Explications: Dès mon plus jeune âge, j’ai ressenti une grande connexion à la musique, quelque chose qui me permettait de m’exprimer à un niveau que je craignais de ne peut-être pas atteindre plus tard avec le langage normal. J’étais très introvertie. Tout passait chez moi, enfant, par la musique et les petits spectacles que j’aimais monter à la maison. La musique a été très vite un outil de connexion avec les autres, j’ai trouvé ma place dans la vie grâce à elle, parce qu’elle me permet de me connaître.» Et d’éliminer, avec cette profession de foi radicale: Adieu mon ego sans valeur», proclame-t-elle quelque part. Charlotte Cardin ou les bienfaits de la musicothérapie. Tour à tour «passive agressive», «Sad Girl», «Good Girl», sirène enivrante, Bovary de Sunset Boulevard, démone de minuit, toutes ces femmes en elle n’habitent pas le monde de la même manière… mille et une routes intimes qui, bien sûr, ne sont pas toujours les siennes, confidences de garçons et de filles dont elle fait son miel à la ciguë. Conclusion de l’intéressée: «Les relations compliquées me fascinent.  Dans la vie, c’est autre chose, nous le verrons plus loin…

Au téléphone ce matin-là, Charlotte éclaircit soudain la grisaille d’un ciel de zinc. Confidence intime coulant de source: l’enchanteuse a grandi dans une famille heureuse - parents scientifiques -, où chacun laissait libre cours à sa fantaisie. Ce qui nous change du millième couplet doloriste «méchante famille-je-vous-hais», en vogue jusqu’à la nausée dans l’édition. Sa musique est parfois sombre, mais sa vie est claire. Bien sûr, elle a demandé sa main à Jim Carrey dans le titre éponyme, figurant sur 99 Nights, son dernier album: «I got so many personalities/Jim Carrey ; will you marry me?» *.

Pour rire, quoique… Inquiet, le génie protéiforme l’a appelé. Cette drôle de fille amourachée n’allait-elle pas jouer les Anna Karenine pour lui? Il a raccroché, rassuré. Ils avaient bien ri. Tout ceci n’était qu’une chanson. Plus sérieusement, Charlotte est en couple avec le charmant Aliocha Schneider.

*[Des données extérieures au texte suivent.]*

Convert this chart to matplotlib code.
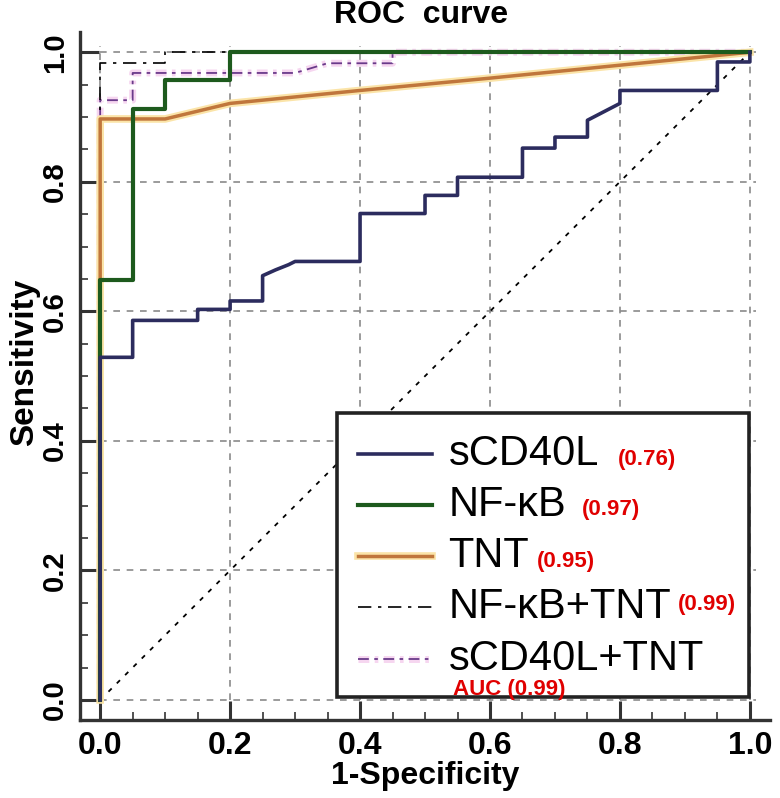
import numpy as np
import matplotlib
matplotlib.use("Agg")
import matplotlib.pyplot as plt
import matplotlib.patheffects as pe
from matplotlib.patches import Rectangle

# dati (1-specificita, sensibilita)
fpr_scd40l = [0, 0, 0.05, 0.05, 0.15, 0.15, 0.20, 0.20, 0.25, 0.25, 0.27, 0.29, 0.30, 0.40, 0.40,
              0.50, 0.50, 0.55, 0.55, 0.65, 0.65, 0.70, 0.70, 0.75, 0.75, 0.80, 0.80, 0.95, 0.95, 1.0, 1.0]
tpr_scd40l = [0, 0.529, 0.529, 0.586, 0.586, 0.603, 0.603, 0.616, 0.616, 0.655, 0.664, 0.672, 0.677, 0.677, 0.751,
              0.751, 0.779, 0.779, 0.807, 0.807, 0.852, 0.852, 0.869, 0.869, 0.895, 0.921, 0.941, 0.941, 0.985, 0.985, 1.0]

fpr_nfkb = [0, 0, 0.05, 0.05, 0.10, 0.10, 0.20, 0.20, 1.0]
tpr_nfkb = [0, 0.648, 0.648, 0.912, 0.912, 0.957, 0.957, 1.0, 1.0]

fpr_tnt = [0, 0, 0.10, 0.20, 0.40, 0.60, 0.80, 1.0]
tpr_tnt = [0, 0.897, 0.897, 0.921, 0.941, 0.960, 0.980, 1.0]

fpr_nfkb_tnt = [0, 0, 0.10, 0.10, 1.0]
tpr_nfkb_tnt = [0, 0.983, 0.983, 1.0, 1.0]

fpr_scd_tnt = [0, 0, 0.05, 0.05, 0.30, 0.35, 0.45, 0.45, 1.0]
tpr_scd_tnt = [0, 0.926, 0.926, 0.968, 0.968, 0.983, 0.983, 1.0, 1.0]

nomi = ["sCD40L", "NF-\u03baB", "TNT", "NF-\u03baB+TNT", "sCD40L+TNT"]
auc = ["(0.76)", "(0.97)", "(0.95)", "(0.99)", "AUC (0.99)"]
griglia = [0, 0.2, 0.4, 0.6, 0.8, 1.0]

arial = ["Liberation Sans", "DejaVu Sans"]

fig = plt.figure(figsize=(7.8, 7.98), dpi=100)
ax = fig.add_axes([0.1026, 0.0977, 0.8846, 0.862])
ax.set_xlim(-0.031, 1.031)
ax.set_ylim(-0.031, 1.031)

# griglia tratteggiata solo dentro 0-1
ax.hlines(griglia, 0, 1.01, colors="#8a8a8a", linestyles=(0, (4, 4)), linewidth=1.2, zorder=1)
ax.vlines(griglia, 0, 1.01, colors="#8a8a8a", linestyles=(0, (4, 4)), linewidth=1.2, zorder=1)

# diagonale
ax.plot([0, 1], [0, 1], color="black", linestyle=(0, (2.5, 4)), linewidth=1.3, zorder=2)

alone_rosa = [pe.Stroke(linewidth=5, foreground="#f6d6f0"), pe.Normal()]
alone_giallo = [pe.Stroke(linewidth=5.5, foreground="#fbe4a8"), pe.Normal()]

ax.plot(fpr_scd_tnt, tpr_scd_tnt, color="#6a3a8a", linestyle=(0, (6, 3, 2, 3)), linewidth=1.3,
        path_effects=alone_rosa, zorder=3)
ax.plot(fpr_nfkb_tnt, tpr_nfkb_tnt, color="black", linestyle=(0, (8, 4, 2, 4)), linewidth=1.2, zorder=4)
ax.plot(fpr_tnt, tpr_tnt, color="#c0763c", linewidth=2.5, path_effects=alone_giallo, zorder=5)
ax.plot(fpr_nfkb, tpr_nfkb, color="#1d5a1d", linewidth=3.0, zorder=6)
ax.plot(fpr_scd40l, tpr_scd40l, color="#2c2c5e", linewidth=2.6, zorder=7)

# assi
for s in ["top", "right"]:
    ax.spines[s].set_visible(False)
for s in ["left", "bottom"]:
    ax.spines[s].set_linewidth(2.4)
    ax.spines[s].set_color("#333333")

ax.set_xticks(griglia)
ax.set_yticks(griglia)
ax.set_xticks(np.arange(0, 1.001, 0.05), minor=True)
ax.set_yticks(np.arange(0, 1.001, 0.05), minor=True)
ax.tick_params(which="major", direction="in", length=14, width=2.2, color="#333333")
ax.tick_params(which="minor", direction="in", length=6, width=1.2, color="#333333")
ax.tick_params(axis="x", pad=8)
ax.tick_params(axis="y", pad=8)
ax.set_xticklabels(["%.1f" % v for v in griglia], family=arial, fontweight="bold", fontsize=23)
ax.set_yticklabels(["%.1f" % v for v in griglia], family=arial, fontweight="bold", fontsize=21,
                   rotation=90, va="center")

ax.set_xlabel("1-Specificity", family=arial, fontweight="bold", fontsize=23, labelpad=0)
ax.set_ylabel("Sensitivity", family=arial, fontweight="bold", fontsize=24)
ax.yaxis.set_label_coords(-0.058, 0.52)
fig.text(0.54, 0.981, "ROC  curve", family=arial, fontweight="bold", fontsize=23, ha="center", va="center")

# legenda disegnata a mano
ax.add_patch(Rectangle((0.365, 0.005), 0.633, 0.438, facecolor="white", edgecolor="#222222",
                       linewidth=2.6, zorder=10))
stili = [
    dict(color="#2c2c5e", linewidth=2.6),
    dict(color="#1d5a1d", linewidth=3.0),
    dict(color="#c0763c", linewidth=2.5, path_effects=alone_giallo),
    dict(color="black", linestyle=(0, (8, 4, 2, 4)), linewidth=1.2),
    dict(color="#6a3a8a", linestyle=(0, (6, 3, 2, 3)), linewidth=1.3, path_effects=alone_rosa),
]
righe_y = [0.380, 0.301, 0.223, 0.144, 0.064]
auc_x = [0.797, 0.742, 0.672, 0.889, 0.543]
auc_y = [0.363, 0.285, 0.205, 0.139, 0.007]
for i in range(len(nomi)):
    ax.plot([0.397, 0.511], [righe_y[i], righe_y[i]], zorder=11, **stili[i])
    ax.text(0.536, righe_y[i], nomi[i], family=arial, fontsize=30, va="center", ha="left", zorder=12)
    ax.text(auc_x[i], auc_y[i], auc[i], family=arial, fontsize=16, fontweight="bold", color="#e00000",
            va="baseline", ha="left", zorder=12)

fig.savefig("out.png", dpi=100)
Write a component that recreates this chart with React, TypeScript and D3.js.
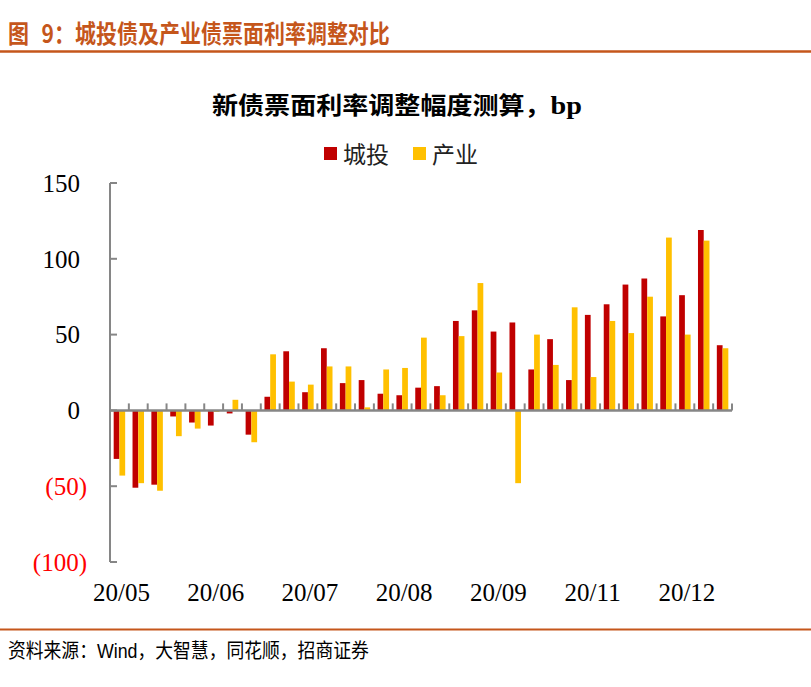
import React, {useEffect} from 'react';
import * as d3 from 'd3';

const xLabels = [
  '20/05', '', '', '', '',
  '20/06', '', '', '', '',
  '20/07', '', '', '', '',
  '20/08', '', '', '', '',
  '20/09', '', '', '', '',
  '20/11', '', '', '', '',
  '20/12', '', '',
];

const chengtou = [
  -32, -51, -49, -4, -8, -10, -2, -16, 9, 39, 12,
  41, 18, 20, 11, 10, 15, 16, 59, 66, 52, 58,
  27, 47, 20, 63, 70, 83, 87, 62, 76, 119, 43,
];

const chanye = [
  -43, -48, -53, -17, -12, -1, 7, -21, 37, 19, 17,
  29, 29, 2, 27, 28, 48, 10, 49, 84, 25, -48,
  50, 30, 68, 22, 59, 51, 75, 114, 50, 112, 41,
];

const seriesNames = ['城投', '产业'];
const seriesColors = ['#C00000', '#FFC000'];
const yTicks = [150, 100, 50, 0, -50, -100];

const W = 811;
const H = 687;
const left = 110;
const right = 732;
const top = 183;
const bottom = 562;

const fmt = (v: number) => (v < 0 ? `(${Math.abs(v)})` : `${v}`);

export default function App() {
  useEffect(() => {
    document.body.style.margin = '0';
  }, []);

  const x = d3.scaleBand<number>().domain(d3.range(xLabels.length)).range([left, right]);
  const inner = d3
    .scaleBand<string>()
    .domain(seriesNames)
    .range([0, x.bandwidth()])
    .paddingInner(0)
    .paddingOuter(0.64);
  const y = d3.scaleLinear().domain([-100, 150]).range([bottom, top]);
  const y0 = y(0);
  const series = [chengtou, chanye];
  const axisColor = '#868686';
  const serif = '"Liberation Serif", "Times New Roman", serif';
  const cjk = '"Noto Sans CJK SC", sans-serif';
  const headColor = '#C5561B';

  return (
    <svg width={W} height={H} style={{display: 'block', background: '#fff'}}>
      {/* header */}
      <g transform="translate(8, 43) scale(0.84, 1)" fill={headColor} fontFamily={cjk} fontWeight="bold" fontSize={25}>
        <text x={0}>图</text>
        <text x={40}>9：城投债及产业债票面利率调整对比</text>
      </g>
      <line x1={0} x2={W} y1={51.5} y2={51.5} stroke={headColor} strokeWidth={2.5} />

      {/* chart title */}
      <text x={212} y={114} fontFamily={cjk} fontWeight="bold" fontSize={24} fill="#000"
        textLength={370} lengthAdjust="spacingAndGlyphs">
        新债票面利率调整幅度测算，
        <tspan fontFamily={serif} fontSize={26}>bp</tspan>
      </text>

      {/* legend */}
      {seriesNames.map((name, i) => (
        <g key={name} transform={`translate(${324 + i * 89}, 147)`}>
          <rect width={13} height={13} fill={seriesColors[i]} />
          <text x={19} y={16} fontFamily={cjk} fontSize={23} fill="#222">
            {name}
          </text>
        </g>
      ))}

      {/* bars */}
      {series.map((vals, si) => (
        <g key={si} fill={seriesColors[si]}>
          {vals.map((v, i) => (
            <rect
              key={i}
              x={(x(i) as number) + (inner(seriesNames[si]) as number)}
              y={Math.min(y(v), y0)}
              width={inner.bandwidth()}
              height={Math.abs(y(v) - y0)}
            />
          ))}
        </g>
      ))}

      {/* y axis */}
      <line x1={left} x2={left} y1={top} y2={bottom} stroke={axisColor} strokeWidth={2} />
      {yTicks.map(t => (
        <g key={t}>
          <line x1={left} x2={left + 7} y1={y(t)} y2={y(t)} stroke={axisColor} strokeWidth={2} />
          <text
            x={t < 0 ? 87 : 80}
            y={y(t)}
            dy="0.35em"
            textAnchor="end"
            fontFamily={serif}
            fontSize={25}
            fill={t < 0 ? '#FF0000' : '#000'}>
            {fmt(t)}
          </text>
        </g>
      ))}

      {/* x axis */}
      <line x1={left} x2={right} y1={y0} y2={y0} stroke={axisColor} strokeWidth={2.5} />
      {xLabels.map((_, i) => (
        <line
          key={i}
          x1={(x(i) as number) + x.bandwidth()}
          x2={(x(i) as number) + x.bandwidth()}
          y1={y0}
          y2={y0 - 7}
          stroke={axisColor}
          strokeWidth={2}
        />
      ))}
      {xLabels.map((lab, i) =>
        lab ? (
          <text
            key={i}
            x={(x(i) as number) + x.bandwidth() / 2 + 2}
            y={601}
            textAnchor="middle"
            fontFamily={serif}
            fontSize={25}
            fill="#000">
            {lab}
          </text>
        ) : null,
      )}

      {/* footer */}
      <line x1={0} x2={W} y1={629.5} y2={629.5} stroke={headColor} strokeWidth={2} />
      <g transform="translate(8, 658) scale(0.89, 1)">
        <text fontFamily={cjk} fontSize={20} fill="#000">
          资料来源：<tspan fontFamily={'"Liberation Sans", Arial, sans-serif'}>Wind</tspan>，大智慧，同花顺，招商证券
        </text>
      </g>
    </svg>
  );
}
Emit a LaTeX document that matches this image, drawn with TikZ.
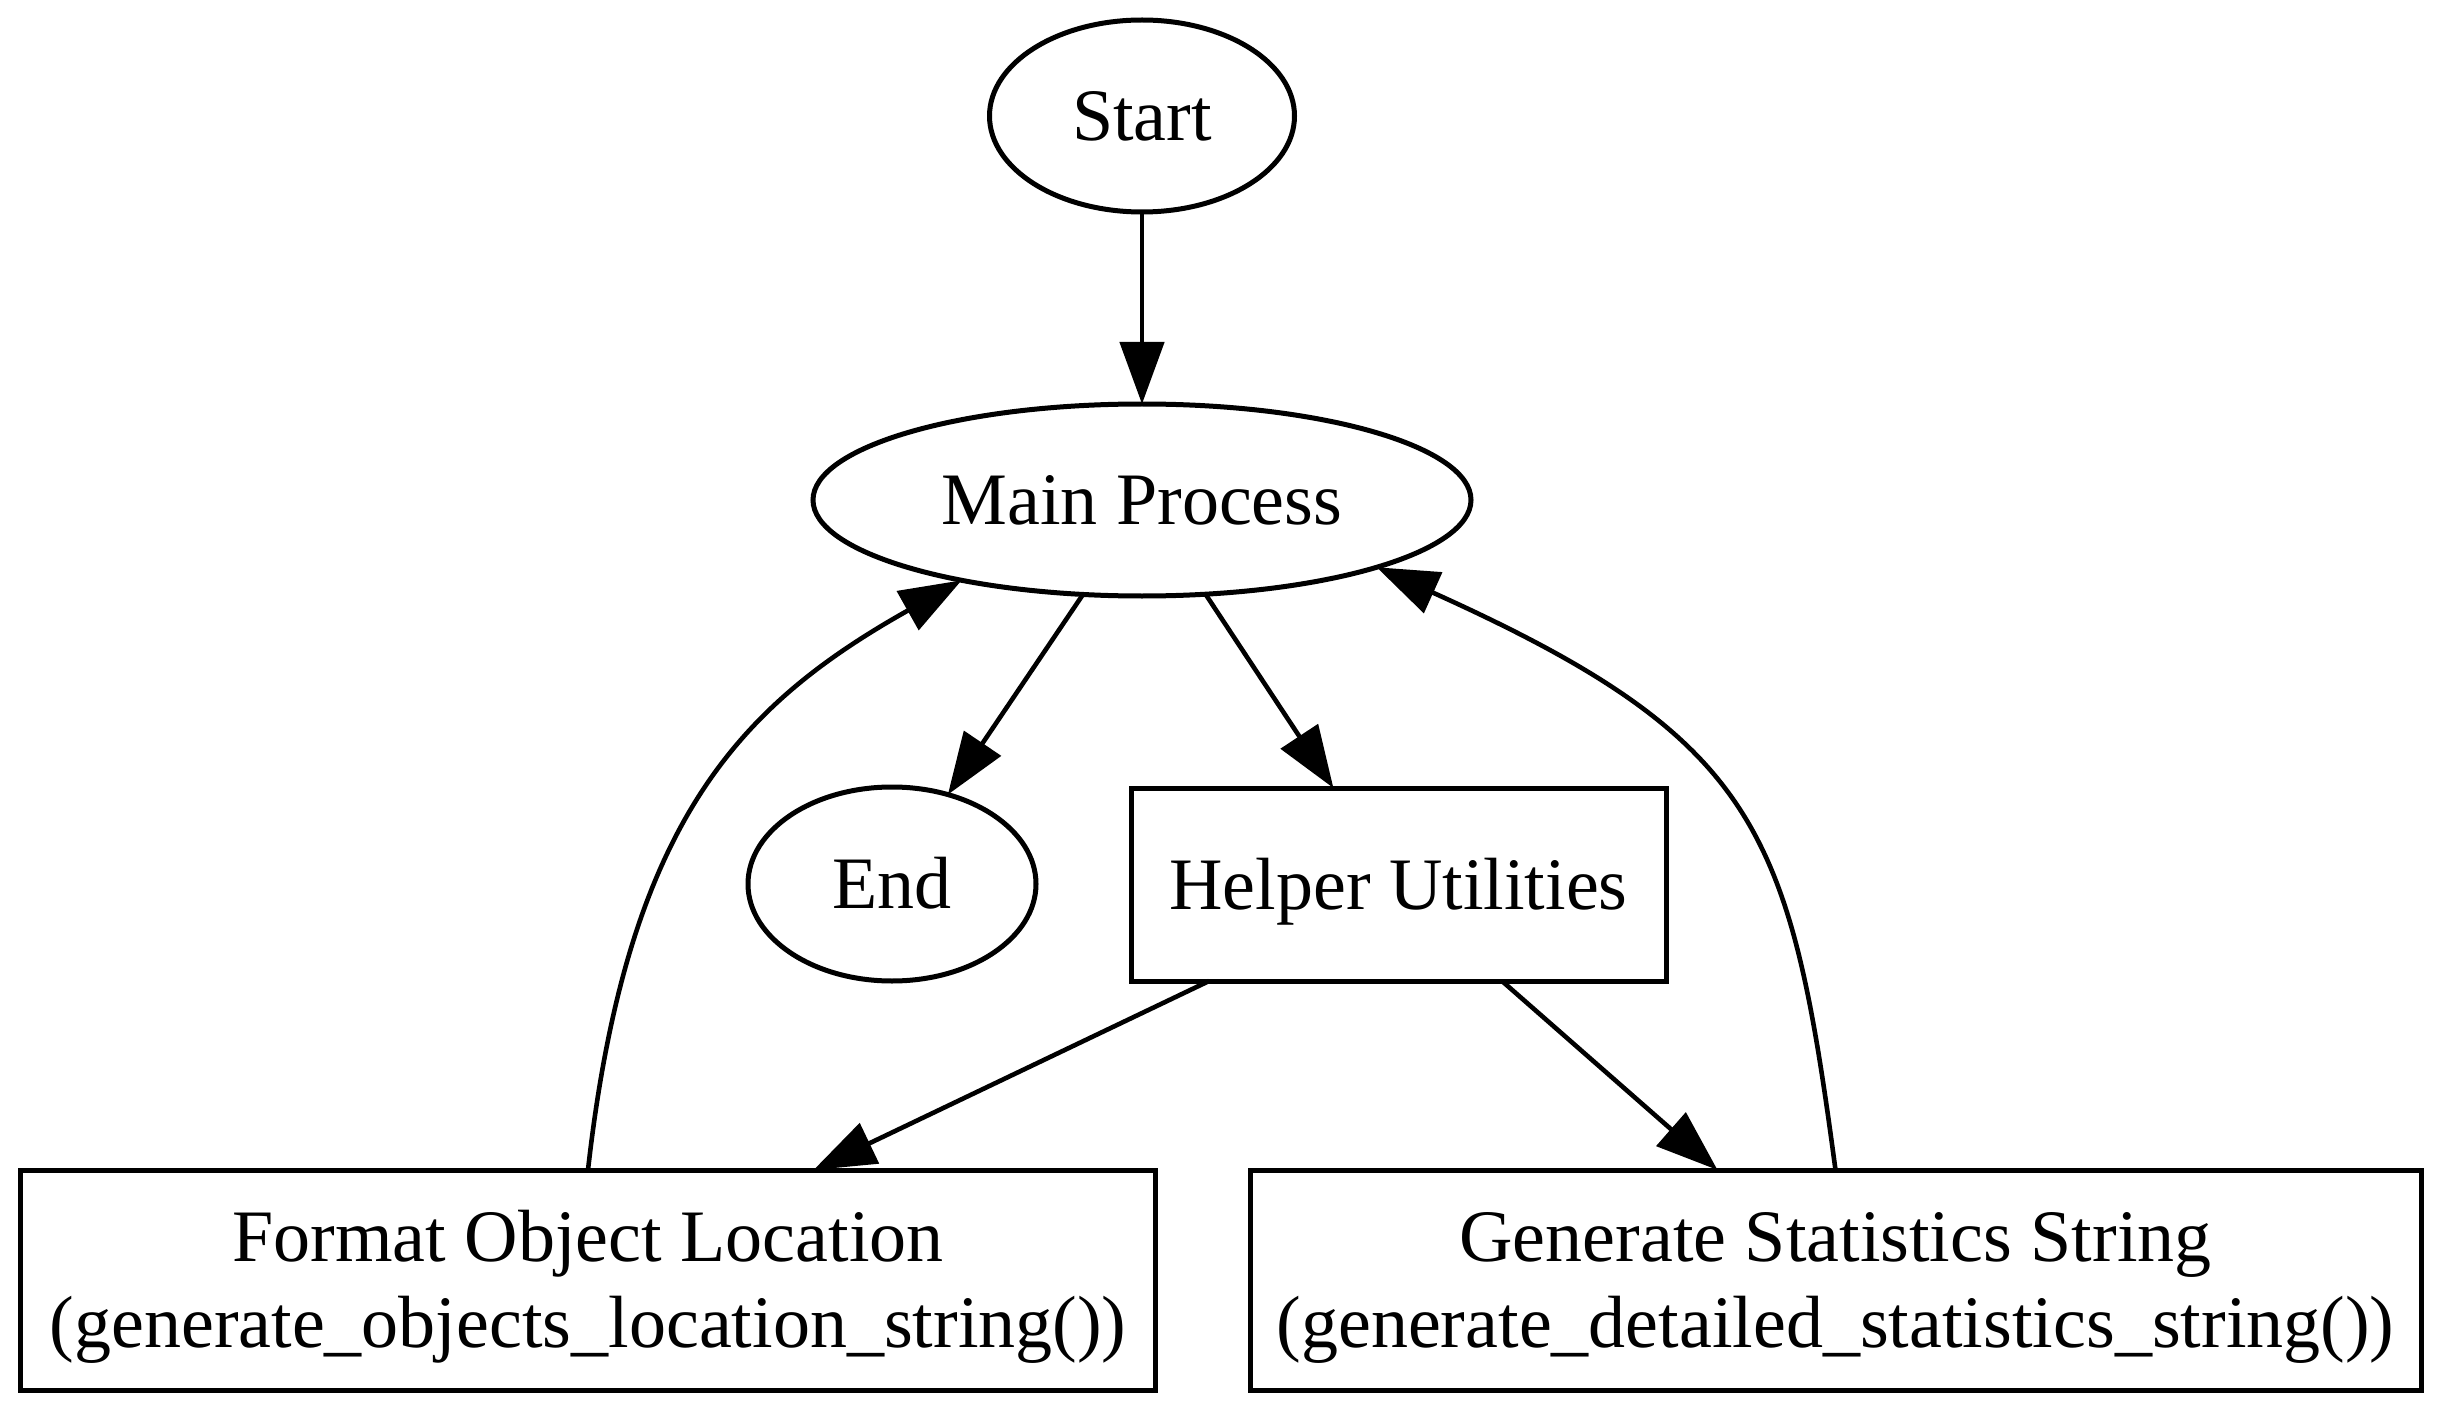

L’acteur et musicien franco-canadien a été élevé dans une famille tout aussi charmante que celle de Charlotte, où l’on enseigne aux enfants la grâce de la politesse et l’intérêt pour autrui comme des brevets d’aptitude au bonheur - Niels, le «grand frère» que je connais un peu, est fait du même bois tendre. Charlotte et Aliocha ou deux miroirs qui n’ont rien de poli, chacun conserve son éclat et son reflet qui le conduit vers d’autres rives. Les tournées pour elle, les tournages pour lui. La meilleure façon de marcher main dans la main quand la distance nourrit le manque. Un étonnement: comment expliquer que ces deux musiciens doués n’aient pas entrepris une fusion à quatre mains pour un projet? «Nous avons des explorations musicales à accomplir chacun de son côté avant de nous sentir 100 % à l’aise pour faire quelque chose ensemble… mais c’est sûr que ça va venir.»

En ce moment, Charlotte lit, ou plutôt dévore, Le Mal joli d’Emma Becker, succès littéraire de la rentrée. L’histoire d’une femme qui ne peut vivre avec son amant, ni vivre sans lui. Une histoire éternelle qui l’a interrogée pendant les 99 nuits d’enregistrement de son album, bien que chez elle, on l’avait compris, la question est réglée. Sa plus belle chanson se nomme Je quitte. Pour nous, il suffira de raccrocher.

* En français: «J’ai tellement de personnalités/ Jim Carrey ; veux-tu m’épouser?»

Charlotte Cardin sera en tournée à partir du 26 novembre et au Zénith de Paris le 6 décembre.